“Even at a supposed position limit of just fifty contracts or 5,000 ounces, it won’t take long to drain the COMEX…Complete pricing scheme collapse.”
It has been a few weeks since we focused on palladium… and the last three weeks have been eventful for our new friend. He’s been punched lower, but has crawled up off the mat each time. And now he appears ready to make another batch of new all-time highs.
If you’ve been following along, then you’ll recall that Mr. Palladium became our new friend back in the late summer of 2018. Here are links to our most recent articles:
Recall that as the COMEX precious metals were having a terrible time last August, palladium began to rise from the ashes. And it has been a steady rally since, rising from $832 on August 16 to a recent ALL-TIME high of $1431 on January 17. That’s a five month gain of 72%!! Additionally, it’s not as if this has been some sort of crazy, speculative blow-off. Instead, it’s just a steady, relentless rise. See below:
From a historical perspective, this rally has been even more significant and impressive as price has moved to new ALL-TIME highs, easily eclipsing the levels seen during the supply squeeze of 2001, which only ended after Yeltsin’s Russia came to London’s rescue.
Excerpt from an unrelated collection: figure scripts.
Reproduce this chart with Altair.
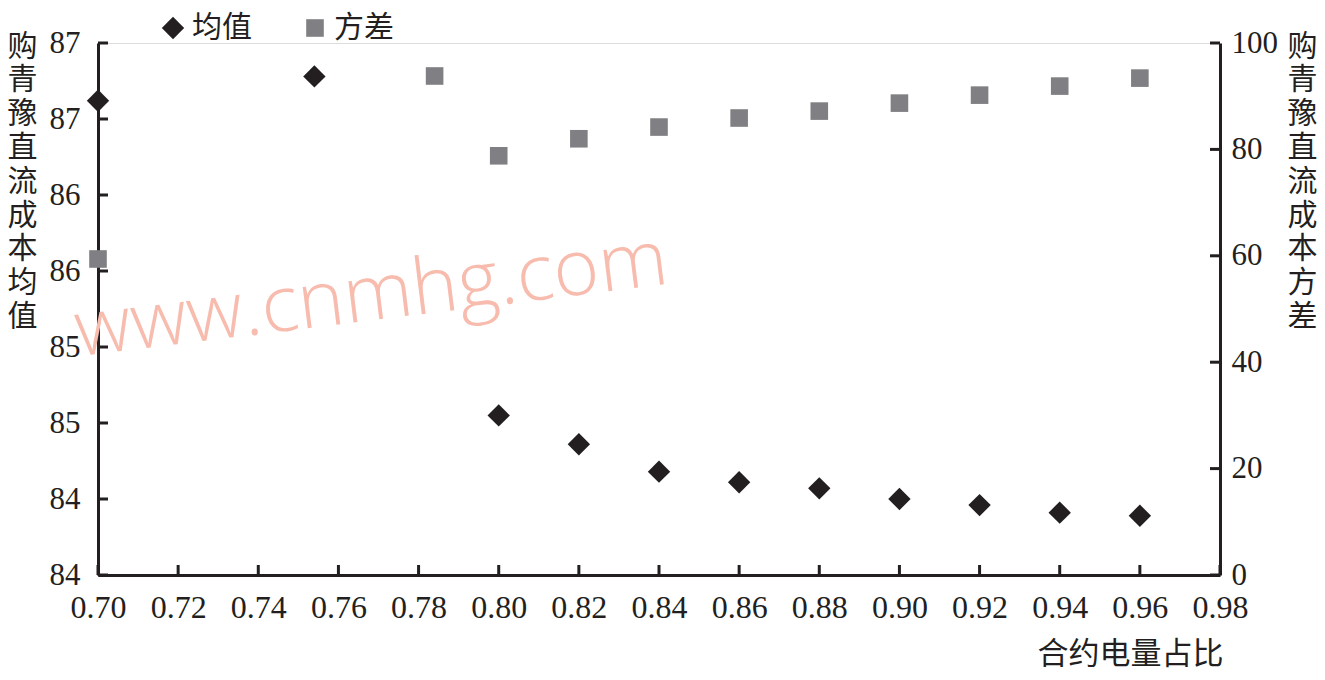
import altair as alt
import pandas as pd

# ---- data ----
mean_x = [0.70, 0.754, 0.80, 0.82, 0.84, 0.86, 0.88, 0.90, 0.92, 0.94, 0.96]
mean_v = [87.12, 87.28, 85.05, 84.86, 84.68, 84.61, 84.57, 84.50, 84.46, 84.41, 84.39]

var_x = [0.70, 0.784, 0.80, 0.82, 0.84, 0.86, 0.88, 0.90, 0.92, 0.94, 0.96]
var_v = [59.4, 93.8, 78.8, 82.0, 84.2, 85.9, 87.2, 88.7, 90.2, 91.9, 93.4]

x_ticks = [0.70, 0.72, 0.74, 0.76, 0.78, 0.80, 0.82, 0.84, 0.86, 0.88, 0.90, 0.92, 0.94, 0.96, 0.98]
left_ticks = [84.0, 84.5, 85.0, 85.5, 86.0, 86.5, 87.0, 87.5]
right_ticks = [0, 20, 40, 60, 80, 100]

series_names = ["均值", "方差"]
left_title = list("购青豫直流成本均值")
right_title = list("购青豫直流成本方差")
x_title = "合约电量占比"
watermark = "www.cnmhg.com"

W, H = 1122, 532
FONT = "Liberation Serif, Noto Sans CJK SC"
CJK = "Noto Sans CJK SC"
INK = "#231f20"

mean_df = pd.DataFrame({"x": mean_x, "v": mean_v, "series": series_names[0]})
var_df = pd.DataFrame({"x": var_x, "v": var_v, "series": series_names[1]})
xt_df = pd.DataFrame({"x": x_ticks})
lt_df = pd.DataFrame({"t": left_ticks})
rt_df = pd.DataFrame({"t": right_ticks})
wm_df = pd.DataFrame({"label": [watermark]})

x_scale = alt.Scale(domain=[0.70, 0.98], nice=False, zero=False)
l_scale = alt.Scale(domain=[84, 87.5], nice=False, zero=False)
r_scale = alt.Scale(domain=[0, 100], nice=False, zero=True)

color = alt.Color("series:N", scale=alt.Scale(domain=series_names, range=[INK, "#808084"]),
                  legend=alt.Legend(title=None, orient="none", legendX=60, legendY=-30,
                                    direction="horizontal", labelFont=CJK, labelFontSize=30,
                                    labelColor=INK, labelOffset=4, columnPadding=48,
                                    symbolStrokeWidth=0))
shape = alt.Shape("series:N", scale=alt.Scale(domain=series_names, range=["diamond", "square"]))
size = alt.Size("series:N", scale=alt.Scale(domain=series_names, range=[500, 310]))

# identical axis object for every layer that shares the x scale
x_axis = alt.Axis(orient="bottom", values=x_ticks, format=".2f", title=x_title, tickSize=0,
                  labelPadding=17, labelFontSize=32, labelFont=FONT, labelColor=INK, grid=False,
                  labelFlush=False, domainColor=INK, domainWidth=3,
                  titleFont=CJK, titleFontSize=31, titleFontWeight="normal", titleColor=INK,
                  titleAlign="right", titleBaseline="middle", titleX=W + 3, titleY=79)

mean_pts = alt.Chart(mean_df).mark_point(filled=True, opacity=1).encode(
    x=alt.X("x:Q", scale=x_scale, axis=x_axis),
    y=alt.Y("v:Q", scale=l_scale,
            axis=alt.Axis(orient="left", values=left_ticks, labelExpr="floor(datum.value)",
                          tickSize=0, labelPadding=18, labelFontSize=31, labelFont=FONT,
                          labelColor=INK, grid=False, domainColor=INK, domainWidth=3,
                          title=left_title, titleAngle=0, titleFont=CJK, titleFontSize=30,
                          titleFontWeight="normal", titleColor=INK, titleLineHeight=33.8,
                          titleAlign="center", titleBaseline="top", titleX=-76, titleY=-12)),
    color=color, shape=shape, size=size,
)

var_pts = alt.Chart(var_df).mark_point(filled=True, opacity=1).encode(
    x=alt.X("x:Q", scale=x_scale, axis=x_axis),
    y=alt.Y("v:Q", scale=r_scale,
            axis=alt.Axis(orient="right", values=right_ticks, format="d", tickSize=0,
                          labelPadding=11, labelFontSize=31, labelFont=FONT, labelColor=INK,
                          grid=False, domainColor=INK, domainWidth=3,
                          title=right_title, titleAngle=0, titleFont=CJK, titleFontSize=30,
                          titleFontWeight="normal", titleColor=INK, titleLineHeight=33.8,
                          titleAlign="center", titleBaseline="top", titleX=82, titleY=-12)),
    color=color, shape=shape, size=size,
)

l_ticks = alt.Chart(lt_df).mark_rule(color=INK, strokeWidth=3).encode(
    y=alt.Y("t:Q", scale=l_scale, axis=None), x=alt.value(0), x2=alt.value(10))

x_tick_marks = alt.Chart(xt_df).mark_rule(color=INK, strokeWidth=3).encode(
    x=alt.X("x:Q", scale=x_scale, axis=x_axis), y=alt.value(H), y2=alt.value(H - 10))

r_ticks = alt.Chart(rt_df).mark_rule(color=INK, strokeWidth=3).encode(
    y=alt.Y("t:Q", scale=r_scale, axis=None), x=alt.value(W), x2=alt.value(W - 10))

wm = alt.Chart(wm_df).mark_text(font="Open Sans", fontSize=78, fontWeight=300, color="#f7bcae",
                                angle=353, align="center", baseline="alphabetic").encode(
    text="label:N", x=alt.value(276), y=alt.value(277))

chart = alt.layer(mean_pts, var_pts, l_ticks, r_ticks, x_tick_marks, wm).resolve_scale(
    y="independent"
).properties(
    width=W, height=H,
    autosize=alt.AutoSizeParams(type="none"),
    padding={"left": 90, "top": 35, "right": 97, "bottom": 97},
).configure_view(strokeWidth=0).configure(background="white")

chart.save("out.html", embed_options={"renderer": "svg", "actions": False})
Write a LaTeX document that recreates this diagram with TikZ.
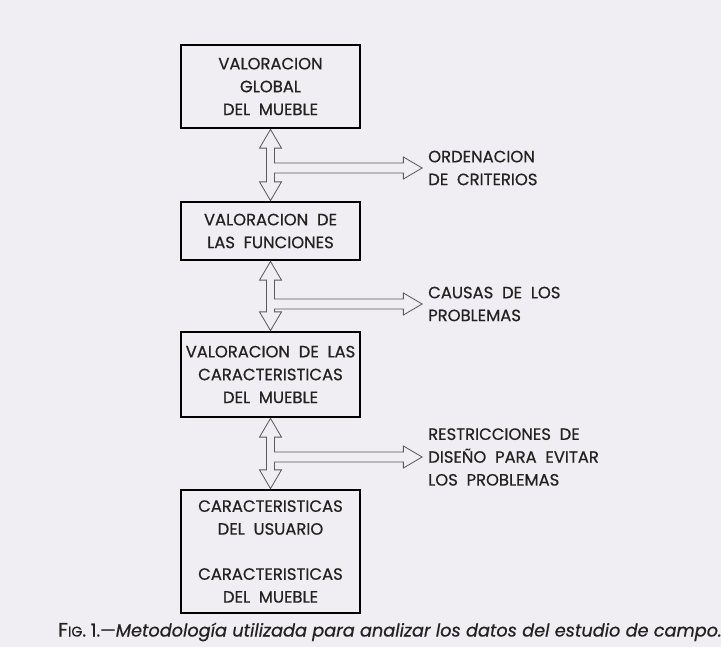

Over the past few months, we’ve documented for you that this is almost assuredly a physical supply squeeze in London, where the primary market for physical palladium delivery exists. Two sure signs of a supply squeeze are extreme lease rates and price backwardation. Mr. Palladium has seen both, and the situation continues today with 1-month and 3-month lease rates near 20% and the COMEX futures board in full backwardation that at times has neared 10%.
But it’s not all sunshine and lollipops. Over the past three weeks, there have been days where:
• some physical metal has appeared
• lease rates have fallen
• COMEX shorts have been written
• and price has fallen
However, as you can see below, each time a wave of selling has appeared, price has rebounded. And now it’s back to within $50 of the all-time high that many claimed would be recalled as some sort of parabolic blow-off.
Maybe the next step will be a double top near $1400? Maybe Putin’s Russia will ride to the rescue, as Yeltsin did seventeen years ago? Maybe The Banks will manage to shove price backward through paper contract manipulation in New York? Maybe. Maybe not.
If this situation begins to spiral out of control in terms of price and physical supply, the impact upon The Banks’ Fractional Reserve and Digital Derivative Pricing Scheme could prove devastating. And this could be the break for which we’ve all been longing. Why? Because the LBMA/COMEX palladium market is structured identically to the LBMA/COMEX gold and silver markets. Price and supply/delivery are managed through a complex web of leases, forward contracts, promissory notes, and unallocated accounts.
For example, the current amount of total open interest in COMEX palladium is 28,632 contracts. At an alleged 100 ounces per contract, those 28,632 contracts are the digital equivalent of 2,863,200 ounces of palladium. Well, the next question you should ask is ” how much palladium does the COMEX have in its vaulting system“? The answer: about 42,000 ounces… in the ENTIRE vault… BOTH registered AND eligible. (Is this why the CME has already begun to tinker with the COMEX palladium “delivery” process? https://www.cmegroup.com/content/dam/cmegroup/notices/ser/2018/10/SER-8099.pdf).
This means there are sixty-eight digital/make-believe COMEX ounces for each physical ounce that is alleged to back them. If the LBMA truly runs dry of physical palladium in the weeks/months ahead, the next available stash of physical supply is in New York, and as you just learned, the leverage on COMEX of digital to physical is 68:1. Even at a supposed position limit of just fifty contracts or 5,000 ounces, it won’t take long to drain the COMEX, too, and then what do we have? Complete pricing scheme collapse.
Should this happen, how long will it take for the global hot money sharks to smell blood in the water? Similar to the “bond vigilantes” of a few years back, after a failure in the LBMA/COMEX palladium market, could a run on the similarly-structured gold or silver markets be far behind?
And THIS is why Mr. Palladium matters. If he keeps crawling off the mat and moving to higher and higher highs, the pressure on the LBMA/COMEX system may become insurmountable. Thus, watch our new friend closely and hope that he keeps punching back in the days and weeks ahead.